15.3.13

Through the looking glass

Per quanto non sempre mi sia dato di scegliere, preferisco far lezione dove non ci sono specchi. Lo specchio, oltre ad una sua intrinseca natura inquietante, si mostra spesso più una fonte di disturbo che un aiuto, almeno nelle fasi iniziali dell'apprendimento. Infatti, per quanto possa rivelarsi utile per cogliere alcuni particolari del movimento dell'insegnante, spesso  l'immagine riflessa diviene più importante dell'insegnante stesso, e su di essa tende a concentrarsi la maggior parte dell'attenzione dello studente. Questo non soltanto tende ad ostacolare il processo di apprendimento (la specularità dell'immagine confonde), ma tende anche, e assai più pericolosamente, a dare un peso eccessivo alla già ipertrofica funzione\rappresentazione visiva, a scapito di quelle cui sarebbe propria la sfera del movimento, ossia la propriocezione e la cenestesia.

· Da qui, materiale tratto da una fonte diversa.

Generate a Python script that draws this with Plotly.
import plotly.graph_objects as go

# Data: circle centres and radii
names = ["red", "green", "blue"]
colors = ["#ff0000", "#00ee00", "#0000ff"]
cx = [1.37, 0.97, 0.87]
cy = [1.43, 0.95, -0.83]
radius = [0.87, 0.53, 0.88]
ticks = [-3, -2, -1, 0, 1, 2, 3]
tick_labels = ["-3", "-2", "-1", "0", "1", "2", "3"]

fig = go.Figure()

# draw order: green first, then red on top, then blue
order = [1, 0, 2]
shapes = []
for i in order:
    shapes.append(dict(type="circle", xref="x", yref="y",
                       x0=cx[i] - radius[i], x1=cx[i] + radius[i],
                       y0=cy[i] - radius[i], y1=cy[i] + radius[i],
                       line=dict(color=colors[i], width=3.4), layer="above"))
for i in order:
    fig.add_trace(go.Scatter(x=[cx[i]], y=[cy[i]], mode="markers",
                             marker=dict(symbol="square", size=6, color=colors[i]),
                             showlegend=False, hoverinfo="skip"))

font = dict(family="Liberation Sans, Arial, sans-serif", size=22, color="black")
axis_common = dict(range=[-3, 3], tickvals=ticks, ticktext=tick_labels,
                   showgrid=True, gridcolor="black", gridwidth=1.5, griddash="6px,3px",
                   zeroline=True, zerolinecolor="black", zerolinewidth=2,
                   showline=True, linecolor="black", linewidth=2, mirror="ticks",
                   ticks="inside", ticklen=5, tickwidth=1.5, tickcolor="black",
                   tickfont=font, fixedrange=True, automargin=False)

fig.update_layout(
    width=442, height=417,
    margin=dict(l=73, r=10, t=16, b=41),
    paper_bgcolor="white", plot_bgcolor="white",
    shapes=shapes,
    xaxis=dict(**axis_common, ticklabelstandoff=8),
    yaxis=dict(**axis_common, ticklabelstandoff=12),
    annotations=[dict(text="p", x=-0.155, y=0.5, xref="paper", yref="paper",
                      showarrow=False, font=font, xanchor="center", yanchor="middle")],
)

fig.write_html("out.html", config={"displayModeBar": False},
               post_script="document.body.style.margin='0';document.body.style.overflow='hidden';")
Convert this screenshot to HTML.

Questo porta lo studente a identificarsi più con la rappresentazione corretta del gesto che con la sensazione corretta del gesto, condannandosi a una tara di "bidimensionalità" molto difficile da correggere, e che finisce,in un modo o nell'altro, per "allontanare" la percezione piena del movimento. In altre parole, si tratta dell'ennesima tentazione di ridurre l'arte interna a semplice nozionismo da schedario, incapace di tradursi in conoscenza viva e vivificante.